RTX’s Collins Aerospace has been selected by Bell to supply five onboard systems for the US Army’s MV-75 Future Long Range Assault Aircraft (FLRAA), the next-generation tiltrotor set to replace more than 2,000 UH-60 Black Hawk helicopters over the coming decades.
The contracts, announced on April 13, 2026, cover main power generation, an interconnect drive system, the SmartProbe air data system, cockpit seating, and an ice protection system. Collins said several of the packages will be procured through commercial acquisition authorities to speed up delivery timelines.
Commercial technology for a military aircraft
Troy Brunk, president of Collins Aerospace, framed the awards around readiness and long-term supportability. He said the company has existing manufacturing and service capacity worldwide to help the US Army deliver, modernize, and sustain the MV-75 over a 50-year service life, describing the offerings as military-grade commercial technology.
The use of commercial acquisition pathways signals that both Bell and the US Army are seeking to reduce development risk by drawing on subsystems with proven production lines, rather than pursuing bespoke military-only development for every component.
For Collins, which already holds an $80 million contract to upgrade the avionics on the US Army’s existing Black Hawk fleet, the FLRAA work deepens an already substantial footprint in the US Army rotorcraft fleet.
The FLRAA program
The MV-75 is the US Army’s first clean-sheet rotorcraft design in a generation. Based on Bell’s V-280 Valor demonstrator, the tiltrotor is designed to fly at roughly 300 knots with a combat radius that approximately doubles that of the Black Hawk it replaces.

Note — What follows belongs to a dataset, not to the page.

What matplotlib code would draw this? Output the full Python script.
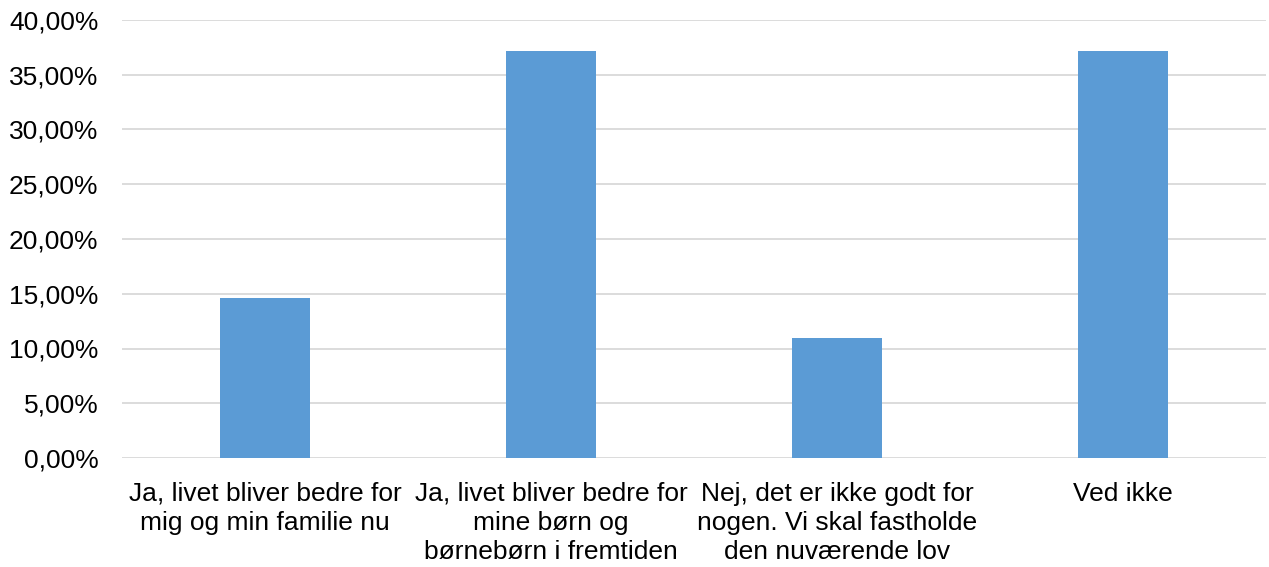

The aircraft is intended to carry up to 14 troops and four crew.
Bell won the FLRAA contract in December 2022 with an initial $1.3 billion development award, beating out the Sikorsky-Boeing SB-1 Defiant compound helicopter. The program’s total acquisition value could exceed $70 billion, making it one of the largest rotorcraft programs in US military history.
The first production MV-75 is expected around 2030, with the 101st Airborne Division at Fort Campbell, Kentucky, identified as the first unit to field the aircraft. In December 2025, Rolls-Royce began ground testing the AE 1107F engines that will power the tiltrotor, another sign that FLRAA’s industrial ecosystem is building momentum.
FLRAA is now the US Army’s flagship vertical lift modernization effort after the service canceled the Future Attack Reconnaissance Aircraft (FARA) program in 2024, redirecting those resources toward uncrewed systems and the assault aircraft.